The only other school in the state offering a physician assistant program is the University of Saint Francis in Fort Wayne.

Like medical students, they undergo lectures and labs in basic medical sciences and do clinical rotations in various medical fields. Most work in hospitals examining, diagnosing and treating patients, which can include interpreting tests, assisting surgeons and prescribing medicine. The doctors they work for must review their work within 24 hours.

Butler graduates already are trained to prescribe drugs, because many seek employment out of state, said Lucich, who doubts the legislation will have any effect on his program.

What Lucich does anticipate is more job opportunities in the state, since doctors interesting in lightening their workloads are beginning to contact him about prospects. Physician assistants in Indiana earn an average of $62,150 a year.

The state would have to nearly double its number of physician assistants to catch up with the national average. There are 680 physician assistants in Indiana, according to the U.S. Bureau of Labor Statistics, or one for every 9,200 state residents.

Nationally, there are 64,000, or one for every 4,700 residents. Medical experts do not foresee such a drastic increase in the number hired by doctors.

Even so, Steve Jacobs, a physician assistant at the Indiana University Health Center on the Bloomington campus and legislative co-chairman of the Indiana Academy of Physician Assistants, suspects the profession will become more appealing here.

“Being at Indiana University in Indiana, we have a lot of students who aspire to be PAs but go on to a PA program in another state, and those individuals are not returning,” he said. “I think now we’ll see individuals stay, return and come to Indiana.”

Retail clinic concerns

A study by the Alexandria, Va.-based American Academy of Physician Assistants bolstered arguments for prescribing authority.

The poll of more than 1,000 adults conducted by Opinion Research Corp. in New Jersey found that 80 percent of patients would see a physician assistant for a routine visit if their primary doctor were unavailable.

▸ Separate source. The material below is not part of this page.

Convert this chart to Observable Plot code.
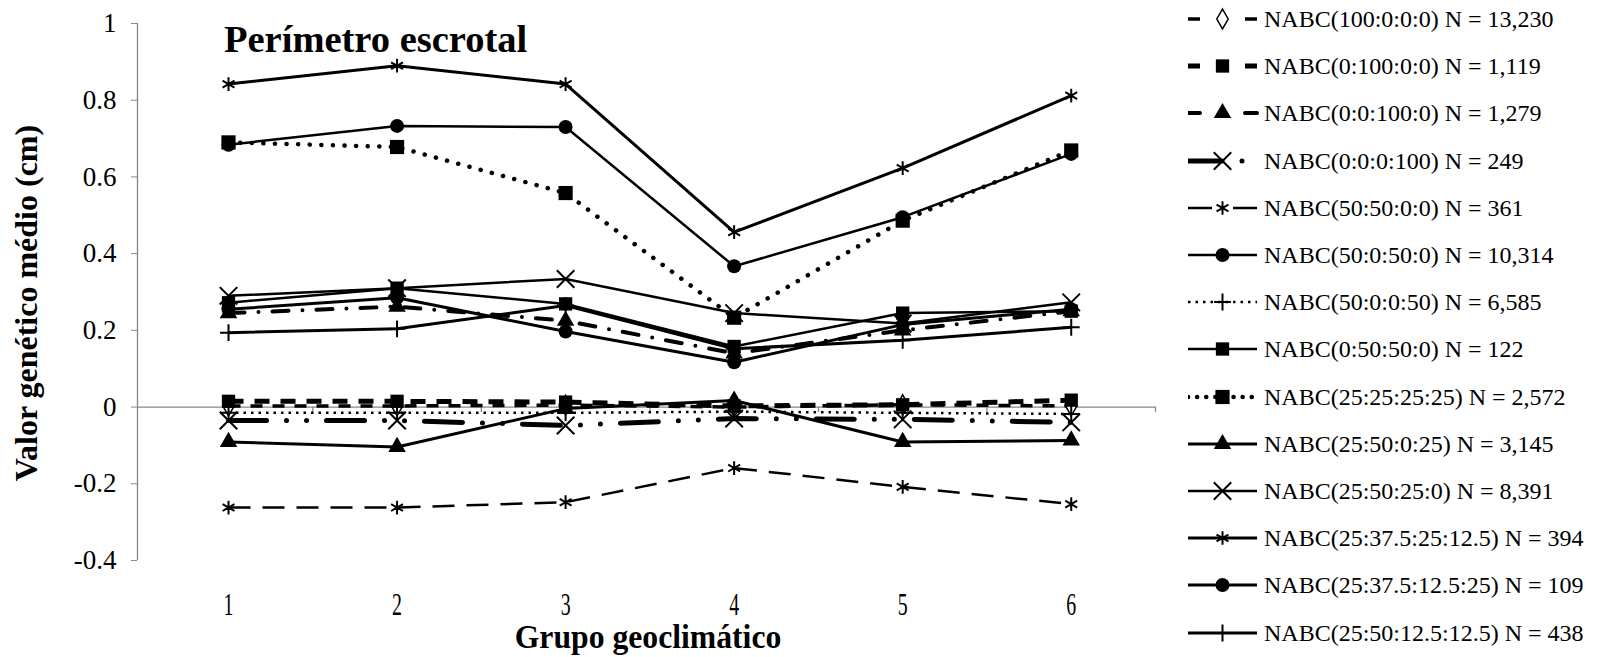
<!DOCTYPE html>
<html><head><meta charset="utf-8">
<script src="https://cdn.jsdelivr.net/npm/d3@7"></script>
<script src="https://cdn.jsdelivr.net/npm/@observablehq/plot@0.6"></script>
<style>
body{margin:0;background:#fff;font-family:"Liberation Serif","Times New Roman",serif;}
#wrap{position:relative;width:1623px;height:657px;overflow:hidden;background:#fff;}
#wrap svg.plot{position:absolute;left:0;top:0;}
.lbl{position:absolute;white-space:nowrap;color:#000;font-family:"Liberation Serif","Times New Roman",serif;line-height:1;}
#legend{position:absolute;left:1188px;top:0;}
.lg{position:absolute;left:0;height:30px;white-space:nowrap;}
.lg svg{position:absolute;left:0;top:0;}
.lg span{position:absolute;left:76px;top:0;font-size:24px;line-height:30px;}
</style></head><body><div id="wrap"></div>
<script>
// ---- data ----
const categories = [1, 2, 3, 4, 5, 6];
const yTicks = [-0.4, -0.2, 0, 0.2, 0.4, 0.6, 0.8, 1];
const seriesNames = [
  "NABC(100:0:0:0) N = 13,230",
  "NABC(0:100:0:0) N = 1,119",
  "NABC(0:0:100:0) N = 1,279",
  "NABC(0:0:0:100) N = 249",
  "NABC(50:50:0:0) N = 361",
  "NABC(50:0:50:0) N = 10,314",
  "NABC(50:0:0:50) N = 6,585",
  "NABC(0:50:50:0) N = 122",
  "NABC(25:25:25:25) N = 2,572",
  "NABC(25:50:0:25) N = 3,145",
  "NABC(25:50:25:0) N = 8,391",
  "NABC(25:37.5:25:12.5) N = 394",
  "NABC(25:37.5:12.5:25) N = 109",
  "NABC(25:50:12.5:12.5) N = 438"
];
const v_100_0_0_0 = [0.003, 0.003, 0.005, 0.0, 0.006, 0.003];
const v_0_100_0_0 = [0.015, 0.015, 0.013, 0.003, 0.006, 0.018];
const v_0_0_100_0 = [0.245, 0.262, 0.225, 0.14, 0.2, 0.25];
const v_0_0_0_100 = [-0.035, -0.035, -0.048, -0.03, -0.032, -0.04];
const v_50_50_0_0 = [-0.262, -0.262, -0.248, -0.159, -0.208, -0.253];
const v_50_0_50_0 = [0.684, 0.733, 0.73, 0.367, 0.495, 0.66];
const v_50_0_0_50 = [-0.015, -0.015, -0.015, -0.012, -0.015, -0.018];
const v_0_50_50_0 = [0.272, 0.31, 0.269, 0.158, 0.245, 0.25];
const v_25_25_25_25 = [0.69, 0.678, 0.558, 0.233, 0.486, 0.669];
const v_25_50_0_25 = [-0.091, -0.104, -0.004, 0.017, -0.091, -0.087];
const v_25_50_25_0 = [0.29, 0.31, 0.334, 0.245, 0.218, 0.273];
const v_25_375_25_125 = [0.842, 0.89, 0.842, 0.456, 0.623, 0.812];
const v_25_375_125_25 = [0.255, 0.285, 0.197, 0.117, 0.215, 0.255];
const v_25_50_125_125 = [0.194, 0.204, 0.265, 0.152, 0.174, 0.208];
const seriesValues = [v_100_0_0_0, v_0_100_0_0, v_0_0_100_0, v_0_0_0_100, v_50_50_0_0,
  v_50_0_50_0, v_50_0_0_50, v_0_50_50_0, v_25_25_25_25, v_25_50_0_25, v_25_50_25_0,
  v_25_375_25_125, v_25_375_125_25, v_25_50_125_125];

// ---- styles ----
const styles = [
  {dash: "12 10", w: 3.5, cap: "butt", sym: "diamond", r: 6, fill: "white", stroke: "black", sw: 1.5, ldash: "12 45 12"},
  {dash: "15 11", w: 5, cap: "butt", sym: "square", r: 7.5, fill: "black", stroke: "none", sw: 0, ldash: "12 45 12"},
  {dash: "16 14 0 14", w: 4, cap: "round", sym: "triangle", r: 6.5, fill: "black", stroke: "none", sw: 0, ldash: "12 45 12"},
  {dash: "38 20 0 20 0 20", w: 5, cap: "round", sym: "times", r: 8, fill: "none", stroke: "black", sw: 2, ldash: "34 20 0 20"},
  {dash: "22 12", w: 2.5, cap: "butt", sym: "asterisk", r: 6.5, fill: "none", stroke: "black", sw: 2, ldash: "24 21 24"},
  {dash: null, w: 2.5, cap: "butt", sym: "circle", r: 7, fill: "black", stroke: "none", sw: 0},
  {dash: "2.5 5", w: 2.5, cap: "butt", sym: "plus", r: 5.5, fill: "none", stroke: "black", sw: 2},
  {dash: null, w: 2.5, cap: "butt", sym: "square", r: 7.5, fill: "black", stroke: "none", sw: 0},
  {dash: "0.1 11.5", w: 4.5, cap: "round", sym: "square", r: 8, fill: "black", stroke: "none", sw: 0, ldash: "0.1 9"},
  {dash: null, w: 3, cap: "butt", sym: "triangle", r: 6.5, fill: "black", stroke: "none", sw: 0},
  {dash: null, w: 2.5, cap: "butt", sym: "times", r: 8, fill: "none", stroke: "black", sw: 2},
  {dash: null, w: 3, cap: "butt", sym: "asterisk", r: 6.5, fill: "none", stroke: "black", sw: 2},
  {dash: null, w: 3, cap: "butt", sym: "circle", r: 7, fill: "black", stroke: "none", sw: 0},
  {dash: null, w: 3, cap: "butt", sym: "plus", r: 5.5, fill: "none", stroke: "black", sw: 2}
];

const gray = "#878787";
const xStart = 0.46, xEnd = 6.5;
const boundaries = categories.map(c => c + 0.5);

const marks = [
  Plot.ruleX([xStart], {y1: yTicks[0], y2: yTicks[yTicks.length - 1], stroke: gray, strokeWidth: 1.3}),
  Plot.ruleY([0], {x1: xStart, x2: xEnd, stroke: gray, strokeWidth: 1.3}),
  Plot.ruleX(boundaries, {y1: 0, y2: -0.014, stroke: gray, strokeWidth: 1.3}),
  Plot.axisY({ticks: yTicks, tickSize: 6, tickPadding: 15, stroke: gray, fill: "black", fontSize: 27,
    tickFormat: d => String(d), label: null}),
  Plot.axisX({ticks: categories, tickSize: 0, tickPadding: 32, fill: "black", fontSize: 31,
    tickFormat: d => String(d), label: null})
];
seriesValues.forEach((vals, i) => {
  const st = styles[i];
  const rows = categories.map((c, j) => ({x: c, y: vals[j], s: seriesNames[i]}));
  marks.push(Plot.line(rows, {x: "x", y: "y", stroke: "black", strokeWidth: st.w,
    strokeDasharray: st.dash || undefined, strokeLinecap: st.cap, strokeLinejoin: "round"}));
  marks.push(Plot.dot(rows, {x: "x", y: "y", symbol: st.sym, r: st.r, fill: st.fill, stroke: st.stroke, strokeWidth: st.sw}));
});

const chart = Plot.plot({
  width: 1623, height: 657,
  marginLeft: 137, marginRight: 468, marginTop: 23, marginBottom: 97,
  x: {type: "linear", domain: [xStart, xEnd], axis: null},
  y: {domain: [-0.4, 1], axis: null},
  style: {fontFamily: "'Liberation Serif','Times New Roman',serif", background: "white", color: "black"},
  marks
});
chart.classList.add("plot");
const wrap = document.getElementById("wrap");
wrap.appendChild(chart);

// condense the x tick labels (tall narrow digits in the reference)
d3.select(chart).selectAll('g[aria-label="x-axis tick label"] text').each(function() {
  const t = this.getAttribute("transform") || "";
  this.setAttribute("transform", t + " scale(0.64,1)");
});

// titles
function addLabel(text, css) {
  const d = document.createElement("div");
  d.className = "lbl";
  d.textContent = text;
  Object.assign(d.style, css);
  wrap.appendChild(d);
  return d;
}
addLabel("Perímetro escrotal", {left: "224px", top: "20px", fontSize: "38.5px", fontWeight: "bold"});
addLabel("Grupo geoclimático", {left: "648px", top: "621px", fontSize: "33px", fontWeight: "bold",
  transform: "translateX(-50%) scaleX(0.96)", transformOrigin: "50% 50%"});
addLabel("Valor genético médio (cm)", {left: "26px", top: "303px", fontSize: "32px", fontWeight: "bold",
  transform: "translate(-50%,-50%) rotate(-90deg)", transformOrigin: "50% 50%"});

// legend
const legend = document.createElement("div");
legend.id = "legend";
wrap.appendChild(legend);
const symMap = {diamond: d3.symbolDiamond, square: d3.symbolSquare, triangle: d3.symbolTriangle,
  times: d3.symbolTimes, asterisk: d3.symbolAsterisk, circle: d3.symbolCircle, plus: d3.symbolPlus};
seriesNames.forEach((name, i) => {
  const st = styles[i];
  const cy = 19 + i * 47.2;
  const row = document.createElement("div");
  row.className = "lg";
  row.style.top = (cy - 15) + "px";
  legend.appendChild(row);
  const svg = d3.select(row).append("svg").attr("width", 72).attr("height", 30);
  svg.append("line").attr("x1", 0).attr("x2", 69).attr("y1", 15).attr("y2", 15)
    .attr("stroke", "black").attr("stroke-width", st.w)
    .attr("stroke-dasharray", st.ldash || st.dash || null).attr("stroke-linecap", st.cap);
  svg.append("path").attr("transform", "translate(34.5,15)")
    .attr("d", d3.symbol(symMap[st.sym], Math.PI * st.r * st.r)())
    .attr("fill", st.fill).attr("stroke", st.stroke).attr("stroke-width", st.sw);
  const sp = document.createElement("span");
  sp.textContent = name;
  row.appendChild(sp);
});
</script></body></html>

Moreover, 50 of Indiana’s 92 counties, including parts of Marion, are designated medically underserved by the Indiana State Department of Health. Under a doctor’s guidance, physician assistants may be able to provide accessible health care in areas, particularly the rural parts of the state, where there is limited access, Jacobs argued.

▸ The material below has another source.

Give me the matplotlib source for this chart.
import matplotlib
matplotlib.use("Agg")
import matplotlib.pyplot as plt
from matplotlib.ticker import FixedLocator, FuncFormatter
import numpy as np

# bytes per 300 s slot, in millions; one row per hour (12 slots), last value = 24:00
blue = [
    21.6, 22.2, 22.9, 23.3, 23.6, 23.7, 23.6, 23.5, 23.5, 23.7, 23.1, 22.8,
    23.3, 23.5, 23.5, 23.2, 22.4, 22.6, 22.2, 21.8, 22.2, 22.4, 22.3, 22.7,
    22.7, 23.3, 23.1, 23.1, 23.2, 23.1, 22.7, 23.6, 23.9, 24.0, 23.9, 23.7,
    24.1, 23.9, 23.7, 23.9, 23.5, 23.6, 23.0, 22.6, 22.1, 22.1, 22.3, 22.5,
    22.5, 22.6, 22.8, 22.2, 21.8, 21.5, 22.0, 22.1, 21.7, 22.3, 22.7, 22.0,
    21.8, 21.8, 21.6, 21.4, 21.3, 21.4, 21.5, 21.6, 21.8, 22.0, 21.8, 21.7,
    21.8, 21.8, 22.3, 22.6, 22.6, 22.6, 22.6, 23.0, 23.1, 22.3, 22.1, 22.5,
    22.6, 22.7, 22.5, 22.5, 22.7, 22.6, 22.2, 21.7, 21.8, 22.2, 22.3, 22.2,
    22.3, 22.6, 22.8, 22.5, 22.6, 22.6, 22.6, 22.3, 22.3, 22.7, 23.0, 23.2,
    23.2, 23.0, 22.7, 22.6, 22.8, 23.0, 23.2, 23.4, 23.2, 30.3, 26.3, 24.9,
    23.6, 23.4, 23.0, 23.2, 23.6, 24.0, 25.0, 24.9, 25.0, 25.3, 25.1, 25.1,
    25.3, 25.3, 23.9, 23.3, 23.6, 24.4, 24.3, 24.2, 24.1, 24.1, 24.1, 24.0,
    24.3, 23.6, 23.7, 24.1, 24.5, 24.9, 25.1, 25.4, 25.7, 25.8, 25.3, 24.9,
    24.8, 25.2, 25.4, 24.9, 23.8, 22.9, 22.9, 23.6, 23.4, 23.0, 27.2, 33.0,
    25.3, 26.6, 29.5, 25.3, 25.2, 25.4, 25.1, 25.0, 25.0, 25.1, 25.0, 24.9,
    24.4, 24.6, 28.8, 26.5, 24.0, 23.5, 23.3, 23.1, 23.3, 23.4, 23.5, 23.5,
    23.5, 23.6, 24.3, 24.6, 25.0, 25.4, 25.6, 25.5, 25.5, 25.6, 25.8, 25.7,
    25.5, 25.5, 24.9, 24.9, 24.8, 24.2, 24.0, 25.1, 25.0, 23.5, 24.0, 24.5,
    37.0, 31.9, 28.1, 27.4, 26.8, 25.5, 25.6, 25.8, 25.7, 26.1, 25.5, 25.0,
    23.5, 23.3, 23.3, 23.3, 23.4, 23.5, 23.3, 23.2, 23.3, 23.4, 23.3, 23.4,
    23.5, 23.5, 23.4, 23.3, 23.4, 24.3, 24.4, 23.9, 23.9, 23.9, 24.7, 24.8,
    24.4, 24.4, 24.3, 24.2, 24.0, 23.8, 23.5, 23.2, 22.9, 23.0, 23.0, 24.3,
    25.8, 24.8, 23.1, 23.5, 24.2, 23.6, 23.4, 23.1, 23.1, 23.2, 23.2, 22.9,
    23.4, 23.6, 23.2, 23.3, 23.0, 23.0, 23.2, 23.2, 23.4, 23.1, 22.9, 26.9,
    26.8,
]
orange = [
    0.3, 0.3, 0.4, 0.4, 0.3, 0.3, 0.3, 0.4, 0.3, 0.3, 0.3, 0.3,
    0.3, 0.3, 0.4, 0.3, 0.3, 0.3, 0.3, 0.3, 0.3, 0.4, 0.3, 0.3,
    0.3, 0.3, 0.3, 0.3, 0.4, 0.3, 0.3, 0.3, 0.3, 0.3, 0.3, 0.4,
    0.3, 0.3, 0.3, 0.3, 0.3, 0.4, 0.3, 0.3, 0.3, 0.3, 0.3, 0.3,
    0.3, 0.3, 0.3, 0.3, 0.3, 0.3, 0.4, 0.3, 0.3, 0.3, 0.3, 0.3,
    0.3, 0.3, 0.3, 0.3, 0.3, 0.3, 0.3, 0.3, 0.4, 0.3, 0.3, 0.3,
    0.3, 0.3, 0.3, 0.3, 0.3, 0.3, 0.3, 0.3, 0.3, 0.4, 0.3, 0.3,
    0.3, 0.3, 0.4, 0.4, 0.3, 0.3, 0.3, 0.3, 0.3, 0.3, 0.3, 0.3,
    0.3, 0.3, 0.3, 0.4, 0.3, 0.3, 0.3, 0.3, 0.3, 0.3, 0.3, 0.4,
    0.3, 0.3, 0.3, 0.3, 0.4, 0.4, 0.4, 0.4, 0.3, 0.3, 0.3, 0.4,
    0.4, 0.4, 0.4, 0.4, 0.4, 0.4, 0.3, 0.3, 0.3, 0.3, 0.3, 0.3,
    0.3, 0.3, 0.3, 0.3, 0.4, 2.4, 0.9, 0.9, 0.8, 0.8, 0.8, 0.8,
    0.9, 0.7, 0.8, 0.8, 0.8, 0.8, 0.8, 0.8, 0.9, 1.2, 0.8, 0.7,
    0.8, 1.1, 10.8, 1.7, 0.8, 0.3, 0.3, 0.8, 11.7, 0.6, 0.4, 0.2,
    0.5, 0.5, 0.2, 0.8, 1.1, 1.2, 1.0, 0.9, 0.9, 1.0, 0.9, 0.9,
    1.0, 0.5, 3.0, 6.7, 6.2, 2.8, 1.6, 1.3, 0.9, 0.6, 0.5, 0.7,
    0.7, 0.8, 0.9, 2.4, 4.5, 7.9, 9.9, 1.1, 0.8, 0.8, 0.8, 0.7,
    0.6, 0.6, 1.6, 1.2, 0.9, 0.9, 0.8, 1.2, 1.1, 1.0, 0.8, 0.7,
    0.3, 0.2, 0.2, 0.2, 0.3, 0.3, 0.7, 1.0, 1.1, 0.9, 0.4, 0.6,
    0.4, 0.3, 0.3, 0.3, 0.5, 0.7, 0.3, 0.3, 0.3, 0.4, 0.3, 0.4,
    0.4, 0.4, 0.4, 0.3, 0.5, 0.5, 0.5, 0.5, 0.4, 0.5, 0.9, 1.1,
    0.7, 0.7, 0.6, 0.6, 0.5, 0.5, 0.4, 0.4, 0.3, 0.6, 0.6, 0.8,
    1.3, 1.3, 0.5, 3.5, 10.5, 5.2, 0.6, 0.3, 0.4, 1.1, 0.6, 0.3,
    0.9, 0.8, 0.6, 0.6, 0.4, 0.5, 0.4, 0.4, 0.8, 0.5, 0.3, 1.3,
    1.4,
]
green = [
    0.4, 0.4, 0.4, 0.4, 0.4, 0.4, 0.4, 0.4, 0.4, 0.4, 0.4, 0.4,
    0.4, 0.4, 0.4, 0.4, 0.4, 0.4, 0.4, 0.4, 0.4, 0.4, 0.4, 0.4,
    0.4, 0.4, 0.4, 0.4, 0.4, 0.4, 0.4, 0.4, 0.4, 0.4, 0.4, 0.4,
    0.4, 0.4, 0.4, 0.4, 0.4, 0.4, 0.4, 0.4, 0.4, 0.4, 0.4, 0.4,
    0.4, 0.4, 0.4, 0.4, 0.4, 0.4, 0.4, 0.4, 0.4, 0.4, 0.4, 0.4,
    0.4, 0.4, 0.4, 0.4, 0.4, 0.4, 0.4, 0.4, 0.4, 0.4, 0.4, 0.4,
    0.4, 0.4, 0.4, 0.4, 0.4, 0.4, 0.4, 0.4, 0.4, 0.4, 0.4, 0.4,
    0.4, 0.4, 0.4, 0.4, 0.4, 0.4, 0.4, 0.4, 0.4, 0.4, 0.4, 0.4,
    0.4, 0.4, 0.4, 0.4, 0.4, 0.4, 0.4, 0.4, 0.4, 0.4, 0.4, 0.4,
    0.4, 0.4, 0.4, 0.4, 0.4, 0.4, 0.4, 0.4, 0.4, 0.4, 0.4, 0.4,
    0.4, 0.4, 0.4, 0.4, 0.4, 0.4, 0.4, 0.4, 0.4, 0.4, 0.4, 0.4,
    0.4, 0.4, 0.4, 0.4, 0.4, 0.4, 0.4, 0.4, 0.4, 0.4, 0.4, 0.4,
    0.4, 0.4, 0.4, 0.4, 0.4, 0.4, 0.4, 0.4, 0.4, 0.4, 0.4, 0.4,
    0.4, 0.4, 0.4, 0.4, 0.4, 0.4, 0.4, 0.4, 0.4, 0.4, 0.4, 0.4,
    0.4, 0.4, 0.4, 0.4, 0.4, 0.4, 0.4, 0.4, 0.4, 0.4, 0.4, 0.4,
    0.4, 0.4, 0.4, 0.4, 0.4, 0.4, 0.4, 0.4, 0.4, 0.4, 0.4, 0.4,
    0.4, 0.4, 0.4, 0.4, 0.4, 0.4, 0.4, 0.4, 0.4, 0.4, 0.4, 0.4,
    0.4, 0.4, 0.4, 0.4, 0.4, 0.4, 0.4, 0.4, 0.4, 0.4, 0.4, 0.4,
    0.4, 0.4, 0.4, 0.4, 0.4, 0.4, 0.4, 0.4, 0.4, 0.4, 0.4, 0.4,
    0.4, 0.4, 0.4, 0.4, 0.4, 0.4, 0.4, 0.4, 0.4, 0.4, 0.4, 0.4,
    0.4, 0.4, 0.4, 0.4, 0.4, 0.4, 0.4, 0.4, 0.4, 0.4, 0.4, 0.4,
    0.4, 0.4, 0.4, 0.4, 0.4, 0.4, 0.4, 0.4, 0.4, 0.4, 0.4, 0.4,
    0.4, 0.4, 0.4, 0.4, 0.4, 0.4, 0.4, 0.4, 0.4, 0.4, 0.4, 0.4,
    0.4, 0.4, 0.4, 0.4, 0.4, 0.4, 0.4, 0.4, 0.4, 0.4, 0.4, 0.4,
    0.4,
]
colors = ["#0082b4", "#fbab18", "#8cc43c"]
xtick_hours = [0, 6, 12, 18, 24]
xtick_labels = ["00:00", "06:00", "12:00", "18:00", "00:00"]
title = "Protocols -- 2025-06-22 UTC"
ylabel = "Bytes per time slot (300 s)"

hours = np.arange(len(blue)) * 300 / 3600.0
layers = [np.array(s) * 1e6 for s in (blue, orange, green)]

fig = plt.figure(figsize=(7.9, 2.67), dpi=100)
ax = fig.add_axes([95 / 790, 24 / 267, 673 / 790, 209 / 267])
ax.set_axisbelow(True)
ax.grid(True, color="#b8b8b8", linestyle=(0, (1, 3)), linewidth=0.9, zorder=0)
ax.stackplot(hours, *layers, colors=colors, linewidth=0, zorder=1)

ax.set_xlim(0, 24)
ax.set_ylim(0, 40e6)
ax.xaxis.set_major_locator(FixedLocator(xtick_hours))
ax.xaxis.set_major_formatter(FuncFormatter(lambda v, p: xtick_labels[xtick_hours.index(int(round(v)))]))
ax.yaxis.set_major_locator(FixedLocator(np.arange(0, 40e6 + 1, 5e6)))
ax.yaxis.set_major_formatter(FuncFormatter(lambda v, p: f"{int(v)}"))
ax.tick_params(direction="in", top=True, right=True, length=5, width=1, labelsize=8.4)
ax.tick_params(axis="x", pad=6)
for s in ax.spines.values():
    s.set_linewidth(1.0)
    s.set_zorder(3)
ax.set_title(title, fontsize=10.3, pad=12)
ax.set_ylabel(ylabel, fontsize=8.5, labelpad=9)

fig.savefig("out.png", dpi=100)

Before the current legislation passed, doctors feared physician assistants would set up competing medical facilities, such as the quick-service clinics inside retail stores. The clinics in Indiana are staffed mainly by nurse practitioners, who already can prescribe medicine here.

Nonetheless, the proliferation of instore clinics being opened by retail giants is coming under increased scrutiny by the American Medical Association. The AMA’s policymaking House of Delegates, meeting in Chicago in late June, said it would ask state and federal agencies to launch widespread investigations into the fast-growing patient- care model.

The AMA is concerned that the lack of regulation at retail clinics might be fostering liability concerns, health risks and potential conflicts of interest between the clinics’ nurse practitioners who order prescriptions and the pharmacies that fill them. The clinic is often near the pharmacy counter in those retail stores.

The AMA is reacting to moves by Wal-Mart and drugstore chains Walgreen and CVS to bring thousands of retail clinics to consumers in the coming years. They argue that increased regulation would decrease access to care by putting more burdens on the facilities.

Clinics fill a void for patients needing treatment for minor ailments, conceded Kora at the ISMA. But he’s more concerned about those with multiple medical problems who might visit the facilities for primary care.

“We want patients to be established with their physicians and have continuity of care,” he said. “There is too much fragmentation. That is neither good for the patient or physician.”

Meanwhile, physician assistants must complete a Controlled Substance Registration application before they can prescribe medication. The form is available on the Medical Licensing Board of Indiana Web site.